Netty使用案例 -堆外内存泄漏跟踪
内存池ByteBuf泄漏没有引起堆内存溢出
服务端代码入下
public class RouterServerHandler extends ChannelInboundHandlerAdapter {
static ExecutorService executorService = Executors.newSingleThreadExecutor();
PooledByteBufAllocator allocator = new PooledByteBufAllocator(false);
@Override
public void channelRead(ChannelHandlerContext ctx, Object msg) throws Exception {
ByteBuf regMsg = (ByteBuf) msg;
byte[] body = new byte[regMsg.readableBytes()];
executorService.execute(new Runnable() {
@Override
public void run() {
ByteBuf respMsg = allocator.heapBuffer(body.length);
//将请求直接转化为响应
respMsg.writeBytes(body);
ctx.writeAndFlush(respMsg);
//ctx.fireChannelRead(msg);
}
});
}
@Override
public void exceptionCaught(ChannelHandlerContext ctx, Throwable cause) throws Exception {
cause.printStackTrace();
ctx.close();
}
}
public class RouterServer {
public static void main(String[] args) throws InterruptedException {
EventLoopGroup bossGroup = new NioEventLoopGroup(1);
EventLoopGroup workerGroup = new NioEventLoopGroup();
try {
ServerBootstrap serverBootstrap = new ServerBootstrap();
serverBootstrap.group(bossGroup, workerGroup)

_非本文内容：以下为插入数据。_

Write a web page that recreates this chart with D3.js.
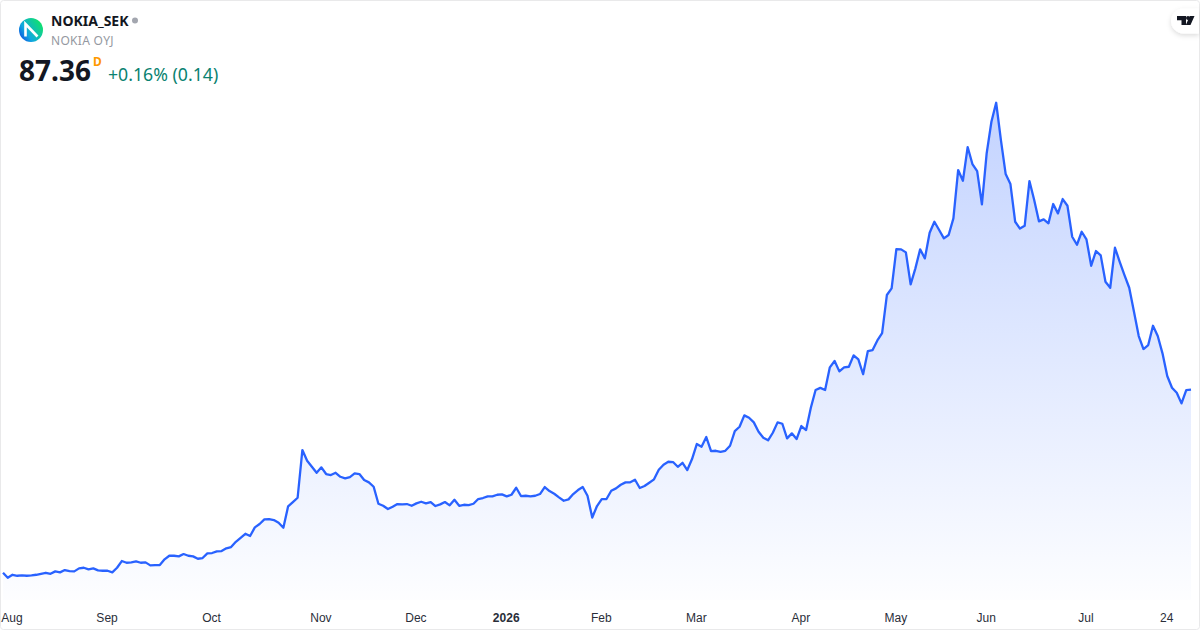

.channel(NioServerSocketChannel.class)
.option(ChannelOption.SO_BACKLOG, 100)
.handler(new LoggingHandler(LogLevel.INFO))
.childHandler(new ChannelInitializer<SocketChannel>() {
@Override
protected void initChannel(SocketChannel ch) throws Exception {
ChannelPipeline pipeline = ch.pipeline();
pipeline.addLast(new RouterServerHandler());
}
});
//启动服务
ChannelFuture f = serverBootstrap.bind(8080).sync();
//阻塞知道服务关闭
f.channel().closeFuture().sync();
} finally {
bossGroup.shutdownGracefully();
workerGroup.shutdownGracefully();
}
}
}
客户端代码如下
public class RouterClinetHandler extends ChannelInboundHandlerAdapter {
private final ByteBuf firstMessage;
public RouterClinetHandler() {
System.out.println("RouterClinetHandler=");
this.firstMessage = Unpooled.buffer(1024);
for (int i = 0; i < firstMessage.capacity(); i++) {
firstMessage.writeByte((byte)i);
}
}
@Override
public void channelActive(ChannelHandlerContext ctx) throws Exception {
ctx.writeAndFlush(firstMessage);
}
@Override
public void channelRead(ChannelHandlerContext ctx, Object msg) throws Exception {
System.out.println("channelRead=");
ctx.writeAndFlush(msg);
}
@Override
public void channelReadComplete(ChannelHandlerContext ctx) throws Exception {
ctx.flush();
}
@Override
public void exceptionCaught(ChannelHandlerContext ctx, Throwable cause) throws Exception {
cause.printStackTrace();
ctx.close();
}
}
public class RouterClient {
public static void main(String[] args) throws InterruptedException {
//客户端访问服务
EventLoopGroup group = new NioEventLoopGroup();
try {
Bootstrap b = new Bootstrap();
b.group(group)
.channel(NioSocketChannel.class)
.option(ChannelOption.TCP_NODELAY, true)
.handler(new ChannelInitializer<SocketChannel>() {
@Override
protected void initChannel(SocketChannel ch) throws Exception {
ChannelPipeline p = ch.pipeline();
p.addLast(new RouterClinetHandler());
}
});
// Start the client.
ChannelFuture f = b.connect(String.valueOf(args[0]), Integer.valueOf(args[1])).sync();
f.channel().closeFuture().sync();
} finally {
group.shutdownGracefully();
}
}
}
运行一段时间后server的效果
ByteBuf内存没有释放
对于ByteBuf申请相关代码进行排查,发现响应消息由业务线程创建,但却没有主动释放,因此是响应消息没有释放导致内存泄漏,但是图像看不出对内存泄漏。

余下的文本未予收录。